In Kansas City, the most glaring weakness was of course the play of quarterback Trevor Siemian. He has been replaced by Brock Osweiler after three terrible weeks. However, it would take quite the narrow narrative to blame him for all of the Broncos’ sins.
The Broncos’ offense was humiliated at every position. Bennie Fowler dropped a touchdown pass. Demaryius Thomas and Jordan Taylor ran the wrong routes. The offensive line provided, at best, a two-second count before letting Kansas City’s defense run wild (this was actually an improvement from the Chargers game). Jamaal Charles fumbled — on a night when the running game was significantly better.
The continuing problems on offense are primarily due to a lack of talent at almost every position.
In Broncos franchise history, only one quarterback has persevered facing such ineptitude around him.
The answer is not: Siemian, Osweiler, Paxton Lynch, Chad Kelly or Kyle Sloter.
It’s not Tim Tebow.
It’s not even Peyton Manning.
The only guy who would have a chance with this offense is the Duke of Denver himself — John Elway.
Elway was what separated the Broncos from being the modern day Cleveland Browns. When watching highlights and lowlights (like the pre-XXXII Super Bowls), one thing is clear: Elway played much of his career with offensive talent similar to today’s squad.
Seriously, go watch the Drive (1987 AFC Championship Game).
Elway had virtually no help on that drive. The special teams failed him on the kickoff return. The running game could only grind out a few yards and the offensive line couldn’t stop the Cleveland Browns at all. Yet, Elway kept his composure, scrambled and ran. Half of his body was covered in mud. Still, he found a way to will his team to the game-tying touchdown.
Elway has to be thinking about that time. He won with mediocrity here for years, leading the Broncos to three Super Bowls. It’s possible. Of course, he never won a championship until team management built up the talent around him.
The Broncos find themselves in that familiar situation — with an offense that needs its quarterback to carry the load. It’s just that Elway and his scouts put them there.
Lessons From Super Bowl XLVIII
The Broncos’ current offense is still a result of the Super Bowl XLVIII loss. Elway built the most prolific passing offense in NFL history. Quarterback Peyton Manning threw double-digit touchdown passes to each of his four top receivers: Demaryius Thomas, Eric Decker, Wes Welker and Julius Thomas in 2013. Then they lost to the Seattle Seahawks, and Elway knew what he had to do.

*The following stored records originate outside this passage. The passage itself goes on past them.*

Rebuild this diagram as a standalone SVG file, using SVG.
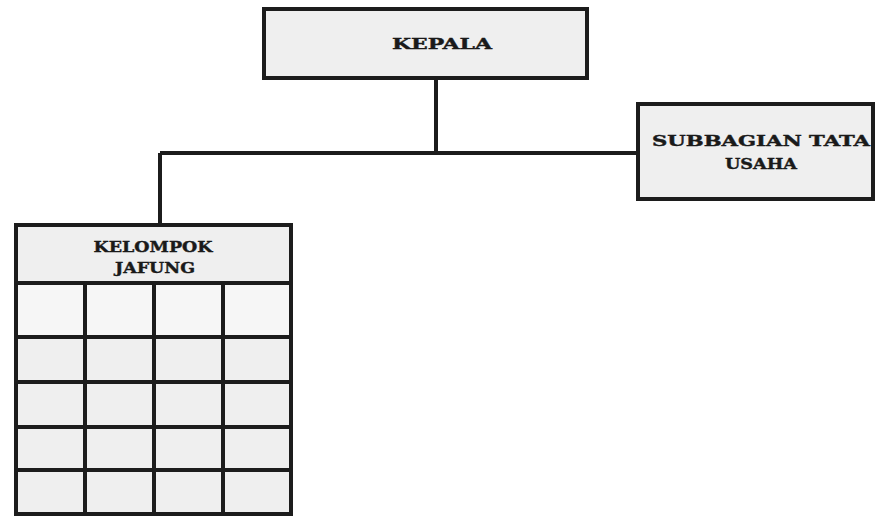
<svg xmlns="http://www.w3.org/2000/svg" width="875" height="517" viewBox="0 0 875 517">
<style>
.box{fill:#efefef;stroke:#1c1c1c;stroke-width:4}
.ln{fill:none;stroke:#1c1c1c;stroke-width:4}
text{font-family:"DejaVu Serif",serif;font-weight:bold;font-size:15px;fill:#1a1a1a;stroke:#1a1a1a;stroke-width:0.4;text-anchor:middle}
</style>
<rect width="875" height="517" fill="#ffffff"/>
<g id="connectors">
<path class="ln" d="M436 79 V153 M160 153 H638 M160 153 V225"/>
</g>
<g id="kepala">
<rect class="box" x="264" y="9" width="323" height="69"/>
<text x="442" y="49" textLength="100" lengthAdjust="spacingAndGlyphs">KEPALA</text>
</g>
<g id="subbagian">
<rect class="box" x="638" y="104" width="235" height="95"/>
<text x="761" y="146" textLength="218" lengthAdjust="spacingAndGlyphs">SUBBAGIAN TATA</text>
<text x="761" y="169" textLength="72" lengthAdjust="spacingAndGlyphs">USAHA</text>
</g>
<g id="kelompok">
<rect class="box" x="16" y="225" width="275" height="289"/>
<rect x="18" y="285" width="271" height="50" fill="#f6f6f6"/>
<text x="153" y="252" textLength="119" lengthAdjust="spacingAndGlyphs">KELOMPOK</text>
<text x="155" y="273" textLength="80" lengthAdjust="spacingAndGlyphs">JAFUNG</text>
<path class="ln" d="M16 283 H291 M16 337 H291 M16 382 H291 M16 427 H291 M16 470 H291 M85 283 V514 M154 283 V514 M223 283 V514"/>
</g>
</svg>
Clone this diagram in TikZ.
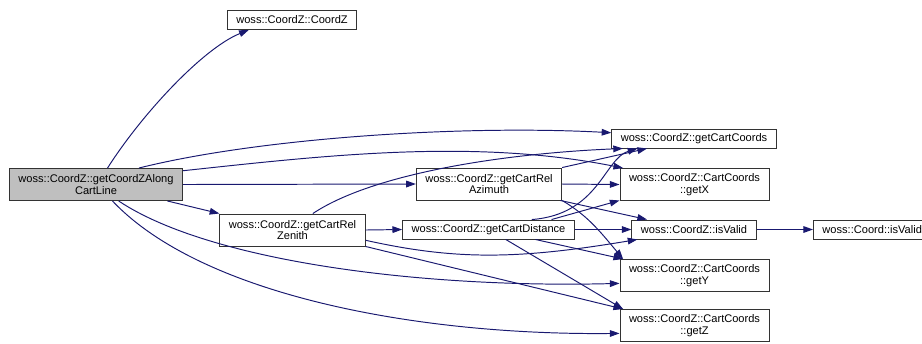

He needed to build a defense that could win a championship. He went out and spent the money to do that.
That strategy was the main reason the Broncos won Super Bowl 50.
The defense is still of that caliber, but it’s also shifted the focus away from the offense. The offense has continued to erode.
In January, Elway said he wouldn’t take away from assets on defense to fix the offense. It’s true — most of the Broncos’ money is tied up in paying the defense.
It’s just that most of the losing is tied up in the offense. And the Broncos don’t have the quarterback to lead a bad offense. They don’t have John Elway in his prime.
The Woes of the Draft
Of the offensive players Elway has drafted, the only ones making an impact this year are Matt Paradis (sixth round in 2014) and Garett Bolles (first round in 2016). Then there’s Trevor Siemian (seventh round in 2015) and perhaps Brock Osweiler (second round in 2012).
They have a number of players that have not made an impact this year, including most of this year’s draft class (some due to injury). Virgil Green is the only offensive draft pick from Elway’s first three years as GM still on the team except for Osweiler.
The Broncos still hope that Devontae Booker breaks out, but they also used picks on running backs Ronnie Hillman, Montee Ball and De’Angelo Henderson.
The receivers and tight ends from recent drafts have yet to make an impact. The failures drafting offensive linemen bring tears (and pain) to the Broncos’ quarterbacks.
Josh McDaniels drafted Demaryius Thomas. Emmanuel Sanders was a free agent. C.J. Anderson was an undrafted free agent.
It’s not that the Broncos haven’t tried to draft to fix the offense. It’s just that so far they have failed. The fixes have not come from the draft.
If you think the Broncos’ answer at quarterback is on the current roster, you better hope he doesn’t play this year. No one is going to thrive in this offense.
Meanwhile, the Broncos need to start hitting in the draft on offense and hope that they can find some impact players quickly. Because the lopsided field they’re facing right now might be a descent into football darkness for Denver.